FILM DEL GIORNO: La mia classe
Oggi parliamo di un film particolare. Uno di quei film proiettati in pochissime sale, in cinema sperduti e quasi impossibili da raggiungere. Uno di quei film che scopri per caso, per errore, per sentito dire, uno di quei film che a stento vengono pubblicizzati.
E’ “La mia classe” del regista Daniele Gaglianone. E’ la storia di un professore, interpretato dall’impeccabile Valerio Mastrandrea, che insegna lingua italiana agli stranieri venuti in Italia per cercare un lavoro. E’ una classe eterogenea, complessa, ogni persona ha un percorso di vita diverso, una storia alle spalle che a volte pesa come un macigno. Si intravedono nei loro sguardi le preoccupazioni, i pensieri, i ricordi, le angosce che vengono celate dal loro immancabile sorriso spontaneo.
E’ un film però che non si limita a raccontare una storia buttata giù su un foglio, è una storia reale e si evolve durante tutto il film. Gli attori sono persone comuni, uomini e donne che vivono a Roma. Sono immigrati che ogni giorno combattono concretamente per avere una dignità in questo benedetto stivale, costretti a lavorare per due euro all’ora per poter avere almeno 300 euro a fine mese. “E che ci fai? Sempre meglio che non averli!”. Sono prigionieri della burocrazia italiana che a stento lascia respirare, dove per avere un permesso di soggiorno possono anche passare degli anni, dove si vive costantemente con la paura di essere rispediti nel proprio paese; un paese sconvolto dalla guerra, un paese dove sai già di non avere un futuro. Sono egiziani, ucraini, iraniali, brasiliani.
Il regista Gaglianone, recuperando quelle briciole di neorealismo che rimangono, vuole raccontare una storia vera. Non bisogna però dare la realtà per scontata. Ed è proprio la cruda realtà che squarcia il velo della finzione cinematografica. Durante le riprese a uno degli attori scade il permesso di soggiorno: non ha più le carte in regola per rimanere in Italia, diventa immediatamente clandestino. Cosa si fa con il film, si continua a girare?
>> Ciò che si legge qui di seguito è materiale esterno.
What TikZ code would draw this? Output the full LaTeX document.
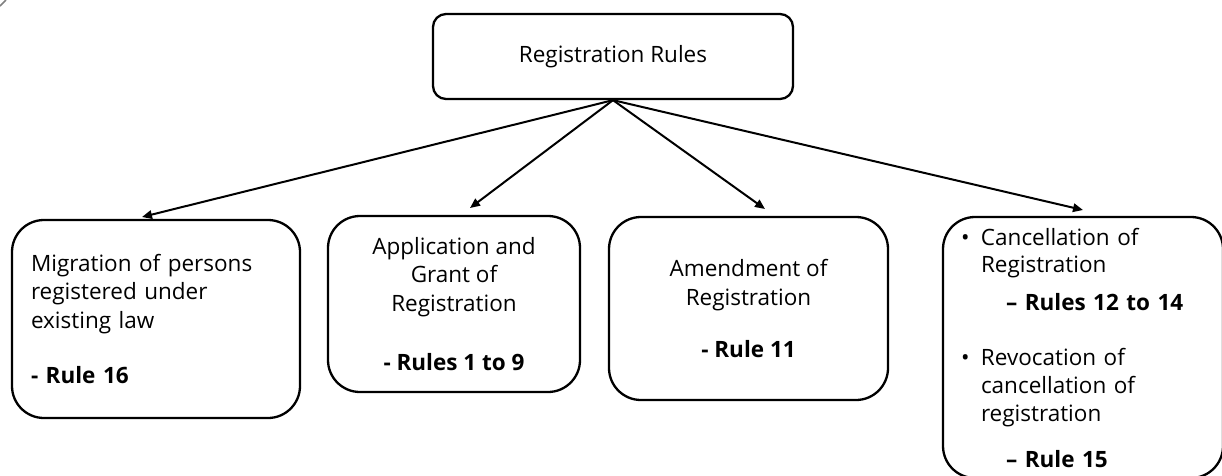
\documentclass[tikz,border=0pt]{standalone}
\usepackage{fontspec}
\setmainfont{Open Sans}
\usetikzlibrary{arrows.meta}
\begin{document}
\begin{tikzpicture}[x=1pt,y=-1pt,
  boxtext/.style={font=\fontsize{22.5}{28.5}\selectfont},
  rulebox/.style={draw, line width=2.3pt, rounded corners=32pt, inner sep=0pt, boxtext},
  headbox/.style={draw, line width=2.3pt, rounded corners=13pt, inner sep=0pt, boxtext},
  link/.style={line width=2pt, -{Triangle[length=10pt,width=8.5pt]}}
]
\useasboundingbox (0,0) rectangle (1222,475);

% corner mark
\draw[gray, line width=1.5pt] (0,6) -- (6,0);

% root
\node[headbox, minimum width=360pt, minimum height=85pt] (root) at (613,56.5) {Registration Rules};

% children
\node[rulebox, minimum width=288pt, minimum height=198pt, text width=250pt, align=left]
  (mig) at (156,319) {Migration of persons\\ registered under\\ existing law\\[27pt] \textbf{- Rule 16}};

\node[rulebox, minimum width=252pt, minimum height=176pt, align=center]
  (app) at (454,304) {Application and\\ Grant of\\ Registration\\[31pt] \textbf{- Rules 1 to 9}};

\node[rulebox, minimum width=279pt, minimum height=183pt, align=center]
  (amd) at (748.5,308.5) {Amendment of\\ Registration\\[24pt] \textbf{- Rule 11}};

\node[rulebox, minimum width=280pt, minimum height=261pt, text width=244pt, align=left]
  (can) at (1083,347.5) {\makebox[20pt][l]{\textbullet}Cancellation of\\[-1pt]
    \hspace*{20pt}Registration\\[9pt]
    \hspace*{45pt}\textbf{– Rules 12 to 14}\\[27pt]
    \makebox[20pt][l]{\textbullet}Revocation of\\[-1pt]
    \hspace*{20pt}cancellation of\\
    \hspace*{20pt}registration\\[17pt]
    \hspace*{45pt}\textbf{– Rule 15}};

% arrow ends, just above each box
\coordinate (e1) at (142,217);
\coordinate (e2) at (470,208);
\coordinate (e3) at (765,209);
\coordinate (e4) at (1083,210);

\draw[link] (root.south) -- (e1);
\draw[link] (root.south) -- (e2);
\draw[link] (root.south) -- (e3);
\draw[link] (root.south) -- (e4);
\end{tikzpicture}
\end{document}
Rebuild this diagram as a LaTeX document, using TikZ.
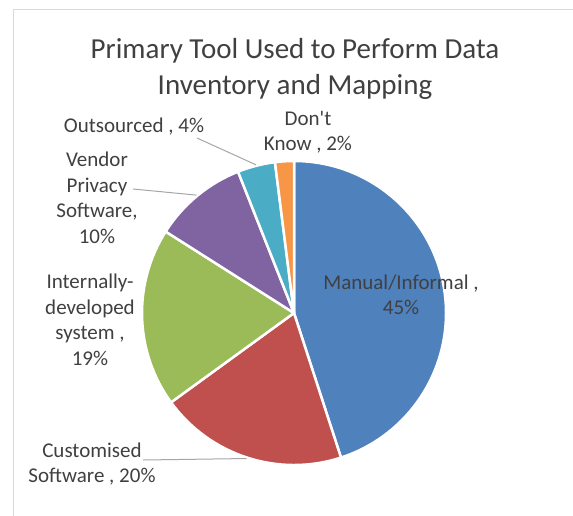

Si sospende il lavoro?
Questo avvenimento è troppo forte per rimanere escluso dal film e Gaglianone decide di continuare a girare, appare nella scena, rassicura tutti gli altri. Mastrandrea si spoglia dagli abiti dell’insegnante e cerca di capire come risolvere la situazione. “Che motivo c’è di raccontare questa storia?” interviene uno degli attori “Perchè raccontarla se non esiste una soluzione, perchè parlarne se voi stessi non potete intervenire? Siamo destinati a vivere come animali e riportati nel nostro paese senza passare dal via!” Cosa cambia raccontarla, qui rimarrà tutto uguale, tutto maledettamente sbagliato.
Gaglianone, insieme a tutti gli altri, decide però di continuare, almeno per dar luce a questa realtà nascosta, filtrata, non raccontata, a malapena bisbigliata. Ci si sente come dei traditori, accogliamo gli stranieri ma di fronte a queste situazioni rimaniamo inevitabilmente inermi, immobili poichè sappiamo che il nostro intervento sarebbe inutile, non conterebbe nulla.
E’ un film duro, è un cazzotto nello stomaco, lascia storditi e confusi. Una boccata d’aria fresca all’uscita del cinema non migliora certo la situazione, si sente un peso addosso che si porta fino a casa e lascia perplessi per un po’.
E’ un film diverso da tutti gli altri, che sconvolge, che spezza il fiato. Ti costringe a conoscere, sbattendotelo direttamente in faccia, quel lato del mondo che spesso si fa finta di non vedere.